So I am studying boundary orientation (e.g. Gulliemin and Pollack page 97, Mukherjee page 182) and it is stated that in the first introduction if
$\dim M \geq 1$ is a smooth manifold with boundary and since $codim \partial M= 1$ at each $x \in \partial M$ there exists two orthogonal vectors in the tangent space $T_x(M)$ to $T_x(\partial M)$ (one inward and one outward). I am 100% sure this is just some trivial linear algebra.
Because if the leftover space has cxdimension $1$, then it is a linear subspace. But how do we know the left over would be orthogonal?
Let $X^n$ be a smooth manifold with boundary and let $x\in \partial M$. Then let $\phi:U\to X$ be a local parametrization with $\phi(0)=x$ where $U\subset H^n$ is a neighborhood of $0$ in upper half-space (vectors in $\mathbb{R}^n$ with positive $n-$th component). Then, under G&P's definition of tangent space, $T_x(X)$ is the image of $d\phi_0$. Further, if one knows that $d\phi_0(H^n)\subset T_x(M)$ does not depend on $\phi$, then we can define $H_x(X)=d\phi_0(H^n)$.

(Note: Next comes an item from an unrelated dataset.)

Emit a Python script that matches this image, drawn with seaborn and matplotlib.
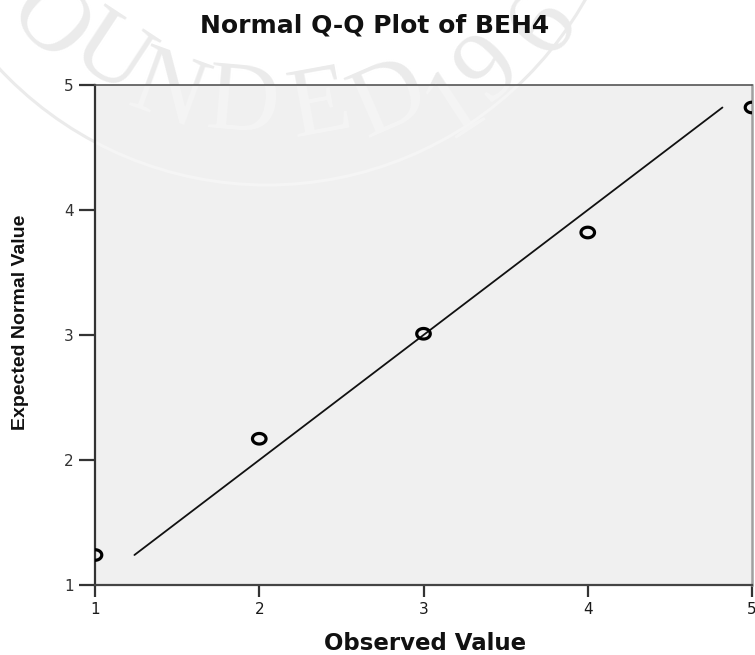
import numpy as np
import pandas as pd
import matplotlib
matplotlib.use("Agg")
import matplotlib.pyplot as plt
from matplotlib import font_manager
from matplotlib.path import Path
from matplotlib.patches import Circle
from matplotlib.transforms import Affine2D
import seaborn as sns

# Q-Q data for BEH4
observed = [1, 2, 3, 4, 5]
expected = [1.24, 2.17, 3.01, 3.82, 4.82]
x_ticks = [1, 2, 3, 4, 5]
y_ticks = [1, 2, 3, 4, 5]
title = "Normal Q-Q Plot of BEH4"
x_label = "Observed Value"
y_label = "Expected Normal Value"

sns.set_style("white", {"axes.facecolor": "#f0f0f0"})
plt.rcParams["font.family"] = ["DejaVu Sans"]

W, H = 755, 655
fig = plt.figure(figsize=(W / 100, H / 100), dpi=100)
fig.patch.set_facecolor("white")
ax = fig.add_axes([95 / W, 1 - 585 / H, 657 / W, 500 / H])

# pixel coordinates (origin top-left) -> figure
px = Affine2D().scale(1 / W, -1 / H).translate(0, 1) + fig.transFigure

# faint seal watermark behind the chart
seal_center, seal_radius = (267, -181), 366
seal_letters = [("O", 47, 25), ("U", 110, 57), ("N", 167, 93), ("D", 242, 106),
                ("E", 320, 108), ("D", 390, 102), ("1", 455, 105), ("9", 490, 70),
                ("6", 545, 25)]


def draw_seal(color, zorder, clip):
    ring = Circle(seal_center, seal_radius, fill=False, lw=2.2, ec=color,
                  transform=px, zorder=zorder)
    if clip:
        ax.add_patch(ring)
        ring.set_transform(px)
        ring.set_clip_path(ax.patch)
    else:
        fig.add_artist(ring)
    for ch, lx, ly in seal_letters:
        theta = np.degrees(np.arctan2(ly - seal_center[1], lx - seal_center[0]))
        kw = dict(transform=px, rotation=90 - theta, rotation_mode="anchor",
                  ha="center", va="center", fontsize=72, color=color,
                  family=["Liberation Serif", "DejaVu Serif"], zorder=zorder)
        if clip:
            ax.text(lx, ly, ch, clip_on=True, **kw)
        else:
            fig.text(lx, ly, ch, **kw)


draw_seal("#ebebeb", -1, clip=False)
draw_seal("#f5f5f5", 0.5, clip=True)

df = pd.DataFrame({"Observed": observed, "Expected": expected})
lo, hi = min(expected), max(expected)
ref = pd.DataFrame({"x": [lo, hi], "y": [lo, hi]})

sns.lineplot(data=ref, x="x", y="y", ax=ax, color="#111111", lw=1.3, zorder=3)

t = np.linspace(0, 2 * np.pi, 60)
ring_marker = Path(np.column_stack([np.cos(t), 0.78 * np.sin(t)]), closed=True)
sns.scatterplot(data=df, x="Observed", y="Expected", ax=ax, marker=ring_marker,
                s=95, linewidth=2.3, zorder=4)
pts = ax.collections[-1]
pts.set_facecolor("none")
pts.set_edgecolor("black")

ax.set_xlim(1, 5)
ax.set_ylim(1, 5)
ax.set_xticks(x_ticks)
ax.set_yticks(y_ticks)
ax.set_xticklabels([str(v) for v in x_ticks])
ax.set_yticklabels([str(v) for v in y_ticks])
ax.set_xlabel("")
ax.set_ylabel("")

ax.tick_params(axis="x", bottom=True, direction="out", length=8.6, width=1.6,
               color="#333333", labelsize=11, labelcolor="#1a1a1a", pad=4)
ax.tick_params(axis="y", left=True, direction="out", length=11.5, width=1.6,
               color="#333333", labelsize=11, labelcolor="#333333", pad=4)

for side, col, lw in [("left", "#333333", 1.6), ("bottom", "#444444", 1.6),
                      ("top", "#555555", 1.2), ("right", "#a0a0a0", 1.8)]:
    ax.spines[side].set_visible(True)
    ax.spines[side].set_color(col)
    ax.spines[side].set_linewidth(lw)

fig.text(375 / W, 1 - 25 / H, title, ha="center", va="center", fontsize=18,
         fontweight="bold", color="#111111")
fig.text(425 / W, 1 - 643 / H, x_label, ha="center", va="center", fontsize=16.5,
         fontweight="bold", color="#111111")

try:
    font_manager.findfont(font_manager.FontProperties(family="Liberation Sans Narrow",
                                                      weight="bold"),
                          fallback_to_default=False)
    ylab_family, ylab_size = ["Liberation Sans Narrow"], 16.5
except ValueError:
    ylab_family, ylab_size = ["Liberation Sans"], 14
fig.text(21 / W, 1 - 322 / H, y_label, rotation=90, ha="center", va="center",
         fontsize=ylab_size, fontweight="bold", family=ylab_family, color="#111111")

fig.savefig("out.png", dpi=100)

We want to show that there are only two unit vectors perpendiuclar to $T_x(\partial X)$ and that one points into $H_x(X)$ and the other away from it. First, observe that $T_x(X)=T_x(\partial X)\oplus T_x(\partial X)^{\perp}$. So it is clear that, since $T_x(X)$ has dimension $n$ and $T_x(\partial X)$ has dimension $n-1$, $T_x(\partial X)^{\perp}$ has dimension 1 and therefore only has 2 unit vectors which both span, say $\hat{v}$ and $-\hat{v}$. But $d\phi_0^{-1}$ takes $T_x(\partial X)$ to $\mathbb{R}^{n-1}\times\lbrace 0\rbrace$. So it follows that $d\phi_0^{-1}$ takes $T_x(\partial X)^\perp$ to some one dimensional subspace $W$ of $\mathbb{R}^n$ so that $W\oplus (\mathbb{R}^{n-1}\times\lbrace 0\rbrace)=\mathbb{R}^n$. It follows that $d\phi_0^{-1}(\hat{v})$ is a vector that spans $W$ and hence has some $n-$th component. Thus $\hat{v}$ is the image of some vector in $H^n$ and hence $\hat{v}\in H_x(X)$, as desired.